It’s honestly a little scary putting myself out there on YouTube. But I know that there’s my inner spark, my spirit, that I will always keep sacred to myself. No one will ever know me better than I know myself. I enjoy knowing that. I also enjoy flying in the face of my fears. I think there’s a happy medium between the two ends of that spectrum.
It feels risky to be on display while shedding one’s skin. This process isn’t glamorous. Change on this scale takes hard work and boatloads of courage.
I push myself hard and sometimes I feel a bit terrified, but then everything seems to click into place… and I arrive at a creative impulse that springs from gratitude and inspiration. That’s how I know I’m on the right track. Unfortunately, I know no subject or person better than I know myself. I speak of my experiences and lessons learned because that is all I can speak on with authority (for now). I am all I have to give. But not all of me. I get to keep some of myself for me.
I also know that it’s too easy to say or do harmful things with harmful intent when hiding behind a keyboard and screen. Anonymity gives monsters permission to come out and play, sparing the normal self-regulation and consideration of possible consequences that we would normally experience in a public setting. Would we wield our words so cruelly if we had say them while looking our victim in the eyes, in the presence of a large crowd of people who may or may not be our friends, feeling the fullness of their attention?
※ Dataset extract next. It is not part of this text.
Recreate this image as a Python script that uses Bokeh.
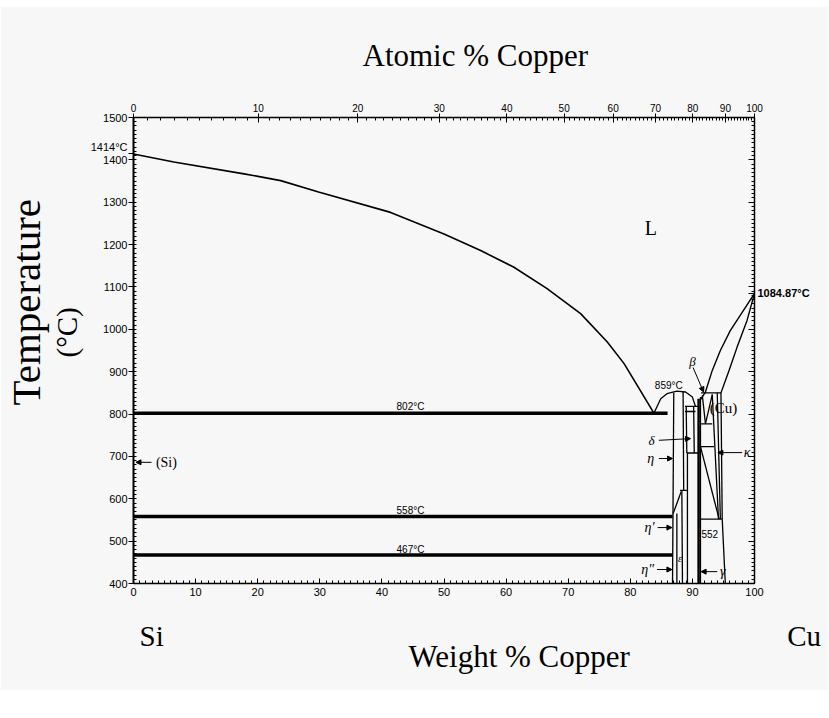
import math
from bokeh.plotting import figure
from bokeh.layouts import column
from bokeh.models import (Range1d, LinearAxis, FixedTicker, CustomJSTickFormatter, Label, Arrow,
                          NormalHead, ColumnDataSource, Title, Spacer)
from bokeh.embed import file_html
from bokeh.resources import INLINE

# ---------------- data (weight % Cu, temperature degC) ----------------
si_liq_wt = [0, 6.5, 17.8, 23.7, 29.8, 41.4, 50.0, 55.9, 61.2, 66.6, 72.0, 76.3, 79.0, 81.6, 83.8]
si_liq_T = [1414, 1395, 1367, 1351, 1324, 1276, 1225, 1186, 1147, 1096, 1037, 970, 919, 856, 802]

dome_wt = [83.8, 84.9, 85.9, 87.5, 88.9, 90.0, 90.5]
dome_T = [802, 836, 848, 854, 852, 840, 818]

cu_liq_wt = [100, 97.7, 96.1, 94.5, 93.2, 92.1, 91.3]
cu_liq_T = [1084.87, 1033, 997, 950, 903, 852, 834]

cu_sol_wt = [100, 98.8, 97.2, 95.9, 94.6]
cu_sol_T = [1084.87, 1021, 958, 903, 850]

iso_T = [802, 558, 467]
iso_start_wt = [0, 0, 0]
iso_end_wt = [86.0, 86.8, 86.8]

# thin phase boundaries in the Cu-rich corner
bd_x0 = [87.0, 88.5, 88.0, 88.3, 86.9, 87.5, 88.8, 88.8, 89.0, 90.2, 89.1, 89.2, 91.3,
         91.6, 93.2, 91.3, 91.4, 91.3, 93.2, 94.0, 94.6, 94.8, 91.3, 91.3]
bd_y0 = [850, 852, 620, 620, 565, 565, 818, 806, 818, 818, 708, 708, 840,
         844, 846, 777, 850, 723, 846, 850, 850, 552, 723, 552]
bd_x1 = [86.8, 88.6, 89.1, 88.4, 88.2, 87.5, 91.0, 90.5, 89.1, 90.3, 91.0, 89.2, 91.3,
         92.1, 92.1, 93.2, 94.6, 93.5, 94.2, 94.5, 94.8, 95.3, 94.3, 94.8]
bd_y1 = [400, 620, 620, 400, 617, 400, 818, 806, 708, 708, 708, 400, 400,
         777, 777, 777, 850, 723, 552, 552, 552, 400, 552, 552]

gamma_wt = [91.0, 91.0]
gamma_T = [836, 400]

bottom_ticks = list(range(0, 101, 10))
left_ticks = list(range(400, 1501, 100)) + [1414]
right_ticks = list(range(400, 1501, 100)) + [1084.87]
atomic_ticks = list(range(0, 101, 10))
M_CU, M_SI = 63.546, 28.0855


def wt_from_at(a):
    return 100.0 * a * M_CU / (a * M_CU + (100 - a) * M_SI)


# ---------------- figure ----------------
BG = "#f7f7f7"
TOP_GAP = 6
p = figure(width=828, height=690 - TOP_GAP, x_range=Range1d(0, 100), y_range=Range1d(400, 1500),
           output_backend="svg", toolbar_location=None,
           min_border_left=133, min_border_right=74, min_border_top=117 - TOP_GAP,
           min_border_bottom=107,
           background_fill_color=BG, border_fill_color=BG, outline_line_color=None)
p.xgrid.visible = False
p.ygrid.visible = False

TICK_FONT = "Liberation Sans"
SERIF = "Liberation Serif"

# bottom axis (weight %)
xa = p.xaxis[0]
xa.ticker = FixedTicker(ticks=bottom_ticks, minor_ticks=list(range(0, 101, 1)))
xa.major_tick_in = 5
xa.major_tick_out = 0
xa.minor_tick_in = 3
xa.minor_tick_out = 0
xa.axis_line_width = 1.5
xa.major_label_text_font = TICK_FONT
xa.major_label_text_font_size = "11px"
xa.major_label_text_color = "black"
xa.major_label_standoff = 4

# left axis (temperature)
ya = p.yaxis[0]
ya.ticker = FixedTicker(ticks=left_ticks, minor_ticks=list(range(400, 1501, 10)))
ya.formatter = CustomJSTickFormatter(code="""
    if (Math.abs(tick - 1414) < 0.01) { return '1414°C\\n '; }
    return tick.toFixed(0);""")
ya.major_tick_in = 0
ya.major_tick_out = 5
ya.minor_tick_in = 3
ya.minor_tick_out = 0
ya.axis_line_width = 2
ya.major_label_text_font = TICK_FONT
ya.major_label_text_font_size = "11px"
ya.major_label_text_color = "black"
ya.major_label_standoff = 1

# top axis (atomic %)
top = LinearAxis(
    ticker=FixedTicker(ticks=[wt_from_at(a) for a in atomic_ticks],
                       minor_ticks=[wt_from_at(a) for a in range(0, 101)]),
    formatter=CustomJSTickFormatter(code="""
        var a = (tick/63.546)/((tick/63.546)+((100-tick)/28.0855))*100;
        return Math.round(a).toString();"""))
top.major_tick_in = 5
top.major_tick_out = 4
top.minor_tick_in = 3
top.minor_tick_out = 0
top.axis_line_width = 1.5
top.major_label_text_font = TICK_FONT
top.major_label_text_font_size = "10px"
top.major_label_text_color = "black"
top.major_label_standoff = 2
p.add_layout(top, "above")

# right axis (only the melting point of Cu is labelled)
right = LinearAxis(ticker=FixedTicker(ticks=right_ticks, minor_ticks=list(range(400, 1501, 10))),
                   formatter=CustomJSTickFormatter(code="""
    if (Math.abs(tick - 1084.87) < 0.01) { return '1084.87°C'; }
    return '';"""))
right.major_tick_in = 6
right.major_tick_out = 0
right.minor_tick_in = 3
right.minor_tick_out = 0
right.axis_line_width = 1.5
right.major_label_text_font = TICK_FONT
right.major_label_text_font_size = "11px"
right.major_label_text_font_style = "bold"
right.major_label_text_color = "black"
right.major_label_standoff = 3
p.add_layout(right, "right")


def title(text, side, size, align, offset, standoff, valign="bottom"):
    p.add_layout(Title(text=text, align=align, offset=offset, standoff=standoff,
                       vertical_align=valign, text_font=SERIF, text_font_size=size,
                       text_font_style="normal", text_color="black"), side)


# outer titles
title("Atomic % Copper", "above", "31px", "left", 229, 56)
title("(°C)", "left", "29px", "left", 226, 5, "top")
title("Temperature", "left", "41px", "left", 178, 0)
NB = "\u00a0"
title("Si" + NB * 86 + "Cu", "below", "29px", "left", 6, 38)
title("Weight % Copper", "below", "31px", "left", 275, -63, "top")

# ---------------- phase boundaries ----------------
p.line(si_liq_wt, si_liq_T, line_color="black", line_width=1.6)
p.line(dome_wt, dome_T, line_color="black", line_width=1.3)
p.line(cu_liq_wt, cu_liq_T, line_color="black", line_width=1.4)
p.line(cu_sol_wt, cu_sol_T, line_color="black", line_width=1.4)

iso = ColumnDataSource(dict(x0=iso_start_wt, x1=iso_end_wt, y=iso_T))
p.segment(x0="x0", y0="y", x1="x1", y1="y", source=iso, line_color="black", line_width=3.5)

bd = ColumnDataSource(dict(x0=bd_x0, y0=bd_y0, x1=bd_x1, y1=bd_y1))
p.segment(x0="x0", y0="y0", x1="x1", y1="y1", source=bd, line_color="black", line_width=1.3)
p.line(gamma_wt, gamma_T, line_color="black", line_width=2.5)


# ---------------- texts inside the frame ----------------
def lab(x, y, text, size, font=TICK_FONT, align="center", baseline="middle", style="normal"):
    p.add_layout(Label(x=x, y=y, text=text, text_font=font, text_font_size=size,
                       text_align=align, text_baseline=baseline,
                       text_font_style=style, text_color="black"))


lab(83.3, 1238, "L", "20px", SERIF)
lab(44.6, 818, "802°C", "10px")
lab(44.6, 572, "558°C", "10px")
lab(44.6, 480, "467°C", "10px")
lab(86.2, 867, "859°C", "10px")
lab(95.0, 815, "(Cu)", "15px", SERIF)
lab(90.0, 924, "β", "13px", SERIF, style="italic")
lab(83.4, 738, "δ", "13px", SERIF, style="italic")
lab(83.3, 695, "η", "14px", SERIF, style="italic")
lab(98.8, 709, "κ", "14px", SERIF, style="italic")
lab(83.1, 532, "η′", "14px", SERIF, style="italic")
lab(92.8, 518, "552", "10px")
lab(82.8, 433, "η″", "14px", SERIF, style="italic")
lab(94.9, 428, "γ", "14px", SERIF, style="italic")
lab(88.0, 459, "ε", "10px", SERIF, style="italic")
lab(5.3, 686, "(Si)", "14px", SERIF)

# arrows
for xs, ys, xe, ye in [(90.1, 910, 91.8, 852), (84.6, 738, 89.7, 742), (84.6, 695, 86.8, 695),
                       (98.0, 709, 94.1, 709), (84.4, 532, 86.7, 532), (84.3, 433, 86.7, 433),
                       (94.0, 428, 91.4, 428), (2.9, 686, 0.4, 686)]:
    p.add_layout(Arrow(end=NormalHead(size=5, fill_color="black", line_color="black"),
                       x_start=xs, y_start=ys, x_end=xe, y_end=ye,
                       line_color="black", line_width=1))

page = column(Spacer(width=828, height=TOP_GAP), p, spacing=0)
open("out.html", "w").write(file_html(page, INLINE))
Could we witness the pain we caused, hear the gasps of shock and disgust from some in the crowd, and feel not even a little twinge of regret or misgiving? Are there really so many sociopaths out there, or is this a pathology of the virtual environment?
I’ve seen even the nicest YouTubers with excellent videos (in my opinion) get thumbs’d down and hated on in in the comments, even in incredibly cruel ways. (And for what?) So, I expect that I may get my share. Not everyone is going to like me. Maybe only a few will love me. (I’m already satisfied that enough people love me.) You may recognize something of yourself in me, or I may be completely strange to you. That’s not for me to decide. You decide for you — I’ll decide for me, keep doing my thing, doing my best as defined by me. I know I won’t be able to please everyone, and that’s okay. I will not sacrifice my freedom to be me, and may gently remind others of that when necessary.
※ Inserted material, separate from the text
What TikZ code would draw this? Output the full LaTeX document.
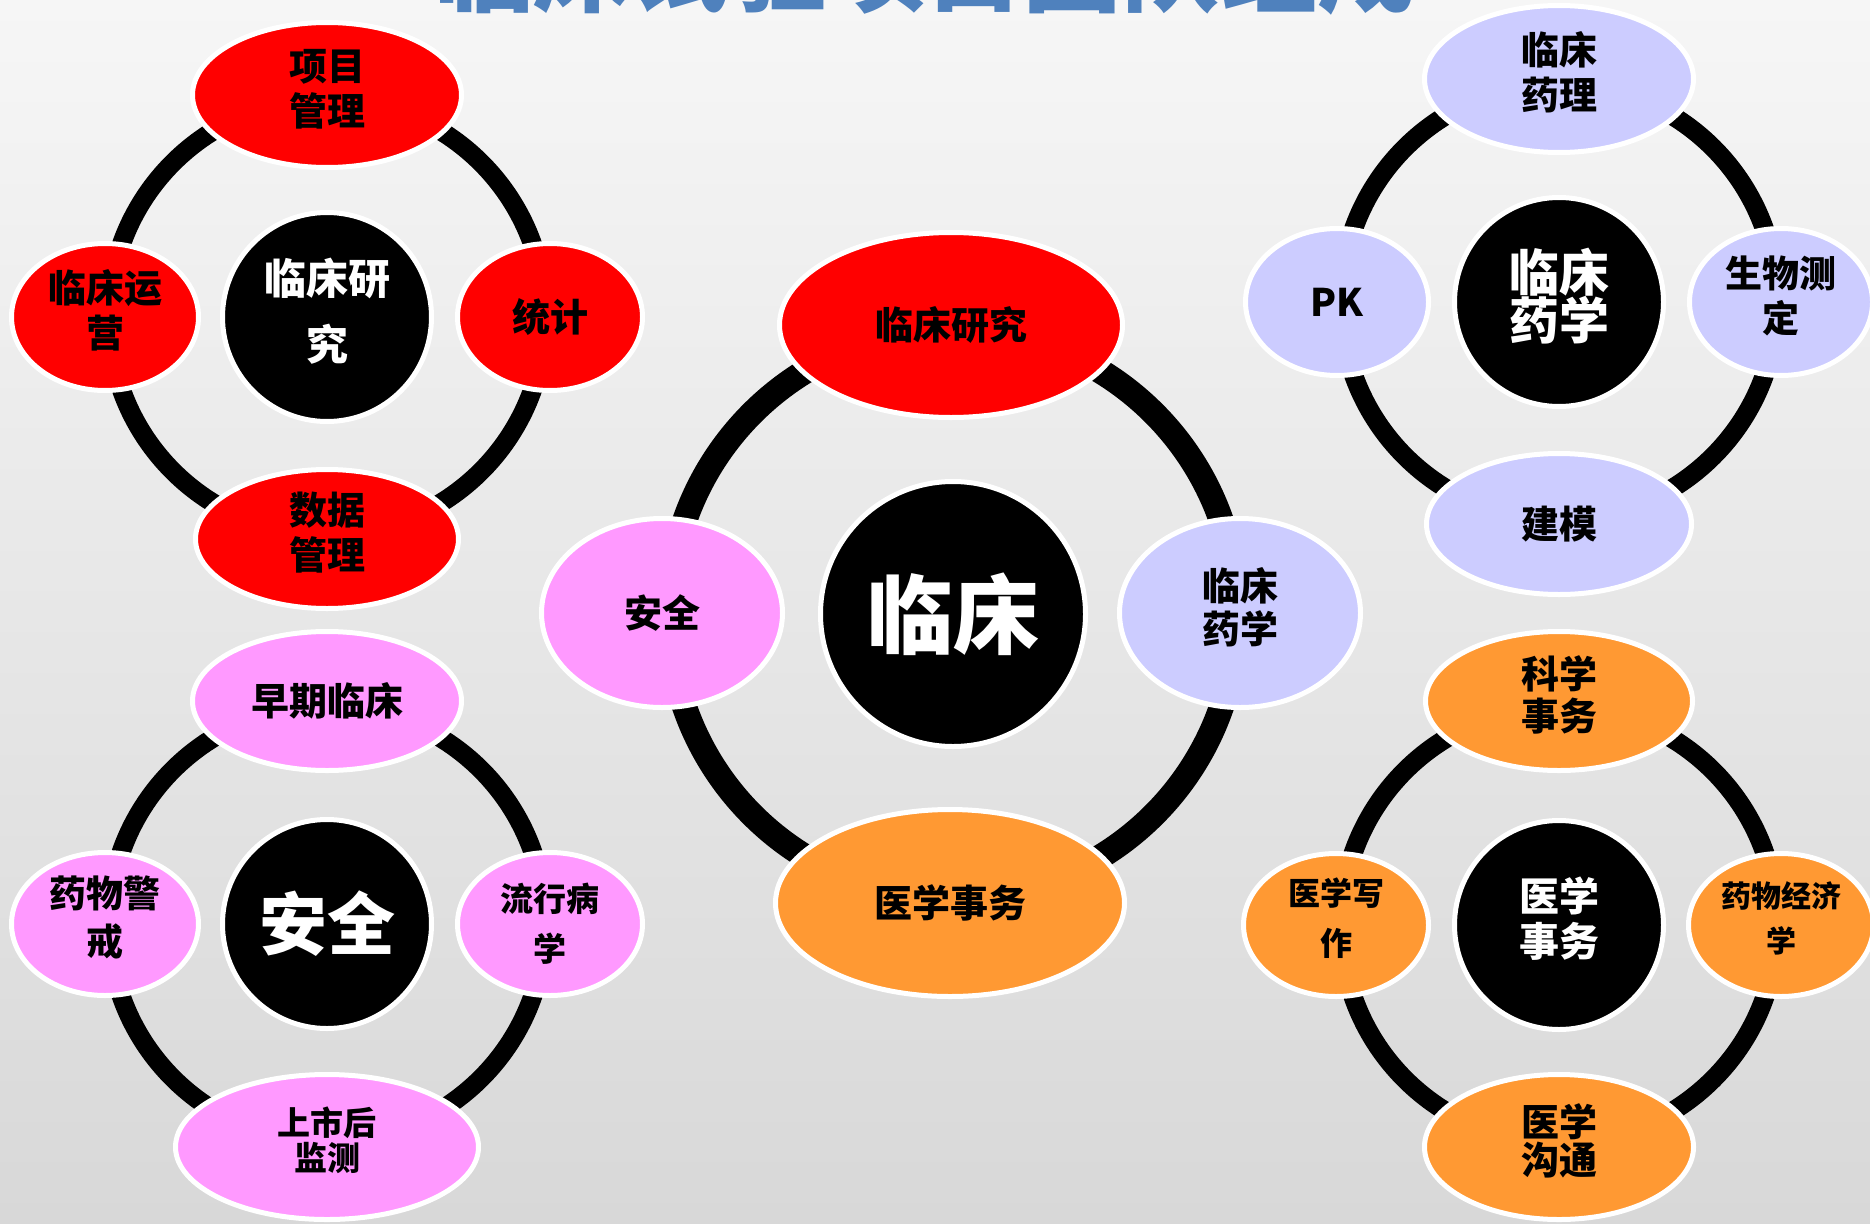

If even one viewer watches and learns something or receives inspiration by watching my journey unfold, or if I make a few friends along the way, then well, my sense of purpose will only be affirmed. (Not that it needs affirming.)
I am still only a starry-eyed newbie right now, agog with all the fascinating people I meet and new opportunities that come my way. Hopefully my words and videos will reach those who can see themselves in my efforts to transform my life, and receive some reassurance, inspiration, and sense of community.
As I gain experience and grow as a nomad and sailor, I will provide content that is more topic-oriented and focused. There will be product reviews and how-to’s, and yes, still some journaling, reflection, and storytelling. And hopefully lots more wisdom.
In the sharing of our stories, we realize we are not as alone as we think we are. Although our quests and experiences are unique, our basic human needs are the same — and we could all use a little change.